The bank, which has been embroiled in a handful of compliance issues, has uncovered failures within AML and sanctions controls which have allowed cheques and high-value digital payments to be processed without suitable checks, a report from the Financial Times claims.
These faults lasted a year and were identified by internal auditors, the article said.
A total of six insufficiencies were founded, of which, one was a filtering gap involving cheques written by foreign corporate clients to foreign players, according to the article citing people familiar with the process. While these problems were initially found six months ago, the London office is still trying to resolve them.

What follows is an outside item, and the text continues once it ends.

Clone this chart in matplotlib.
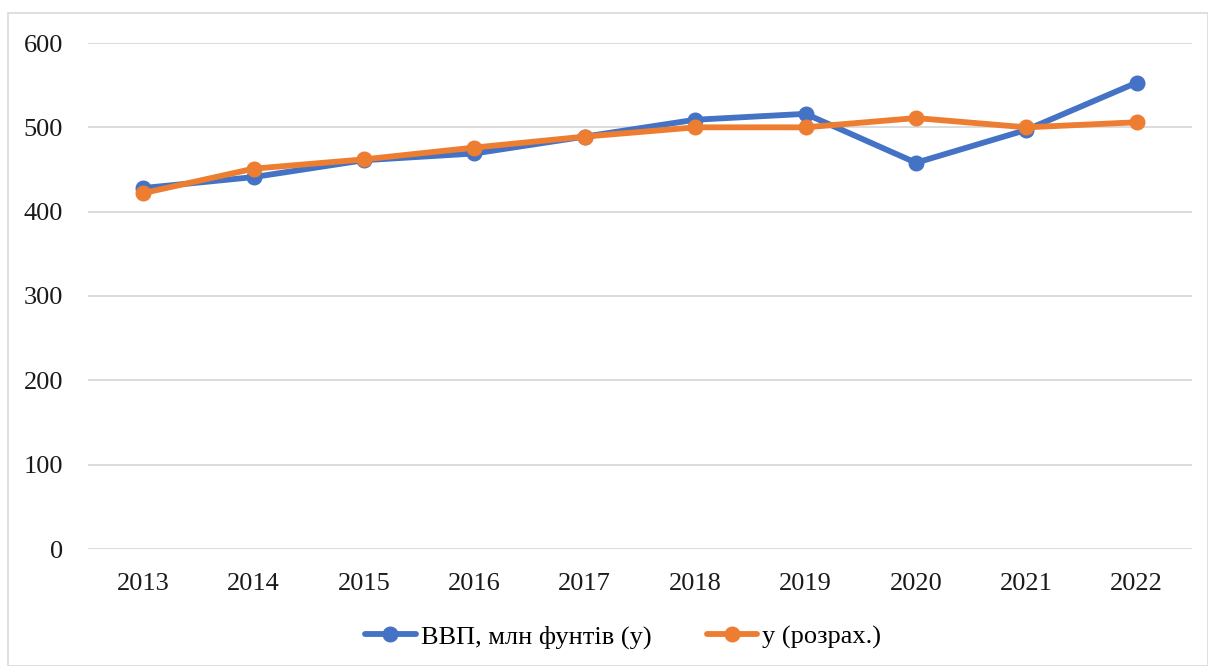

The bank still processes around 50,000 cheques a year through its UK and Ireland unit, and it has not been able to identify how many years this issue has been present or how many cheques were affected. It does believe the impact was relatively low as only cheques written by three corporate clients were involved, it said.
These banks involved were not named but are ‘publicly listed blue-chips in developed countries’ and not a high-risk customer.
This is not the first time this year Deutsche Bank has found itself under fire for failures. Earlier in the year, the bank was subject to review due to a claim it had not informed federal financial crime watchdogs on suspicious transactions involving Donald Trump.
Earlier in the year, Germany’s financial regulatory authority BaFin extended its mandate on Deutsche Bank. Originally, the mandate was deployed to prevent money laundering and terrorist financing by requiring the bank to review its group-wide risk management processes.
This action was taken due to its involvement within the $200bn Danske Bank money laundering scandal. Deutsche Bank has reportedly served as a correspondent bank and helped transfer funds.